Distributions

yli.beta_oddsratio = <yli.distributions.betaoddsrat_gen object>

Ratio of the odds of 2 independent beta-distributed variables

This is a SciPy stats.rv_continuous distribution which takes 4 parameters, a1, b1, a2 and b2, and gives the distribution of (X/(1-X)) / (Y/(1-Y)), where X ~ Beta(a1, b1), and Y ~ Beta(a2, b2).

Reference: Hora SC, Kelley GD. Bayesian inference on the odds and risk ratios. Communications in Statistics: Theory and Methods. 1983;12(6):725–38. doi: 10.1080/03610928308828491

betaoddsrat_gen.from_scipy(beta1, beta2)

Construct a new beta_oddsratio distribution from two SciPy beta distributions

Parameters:

  • beta1 (frozen SciPy stats.beta) – Distribution for the numerator of the ratio

  • beta2 (frozen SciPy stats.beta) – Distribution for the denominator of the ratio

Return type:

Frozen beta_oddsratio distribution

betaoddsrat_gen.set_cdf_terms(cdf_terms)

Set the number of terms to use when calculating the CDF

If cdf_terms = np.inf (default), the CDF will be computed by numerical integration of the PDF.

Otherwise, the CDF will be computed by truncating the infinite sum given by Hora & Kelley to the specified number of terms.

yli.beta_ratio = <yli.distributions.betarat_gen object>

Ratio of 2 independent beta-distributed variables

This is a SciPy stats.rv_continuous distribution which takes 4 parameters, a1, b1, a2 and b2, and gives the distribution of Beta(a1, b1) / Beta(a2, b2).

References:

  1. Pham-Gia T. Distributions of the ratios of independent beta variables and applications. Communications in Statistics: Theory and Methods. 2000;29(12):2693–715. doi: 10.1080/03610920008832632

  2. Weekend Editor. On the ratio of Beta-distributed random variables. Some Weekend Reading. 2021 Sep 13. https://www.someweekendreading.blog/beta-ratios/

betarat_gen.from_scipy(beta1, beta2)

Construct a new beta_ratio distribution from two SciPy beta distributions

Parameters:

  • beta1 (frozen SciPy stats.beta) – Distribution for the numerator of the ratio

  • beta2 (frozen SciPy stats.beta) – Distribution for the denominator of the ratio

Return type:

Frozen beta_ratio distribution

yli.transformed_dist = <yli.distributions.transformed_gen object>

Represents a transformation, Y, of a “base” random variable, X

This is a SciPy stats.rv_continuous distribution which takes parameters as described below.

The transformation is f(Y) = X. Hence Y.pdf(x) = X.pdf(f(x)) * f’(x).
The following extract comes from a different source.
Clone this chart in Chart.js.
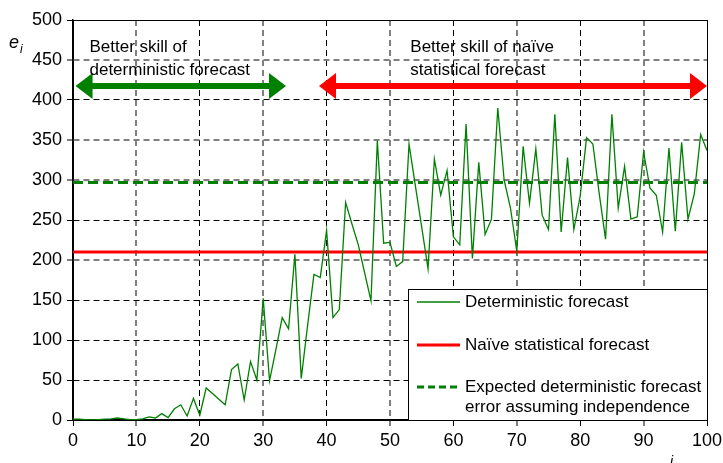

For example, if X is a model parameter, then transformed_dist(X, f=np.exp, fprime=np.exp, finv=np.log) is the distribution of the log-parameter.

Parameters:

  • base (frozen SciPy distribution) – Distribution of the base random variable

  • f (callable) – Function f representing the transformation, which takes values of Y to values of X

  • fprime (callable) – Derivative of the function f

  • finv (callable) – Inverse of the function f, which takes values of X to values of Y

yli.hdi(distribution, level=None)

Get the highest density interval for the distribution, e.g. for a Bayesian posterior, the highest posterior density interval (HPD/HDI)

Parameters:

  • distribution (frozen SciPy distribution) – Distribution to compute the interval for

  • level (float) – Coverage/confidence probability, default (None) is 1 − config.alpha

Return type:

yli.utils.Interval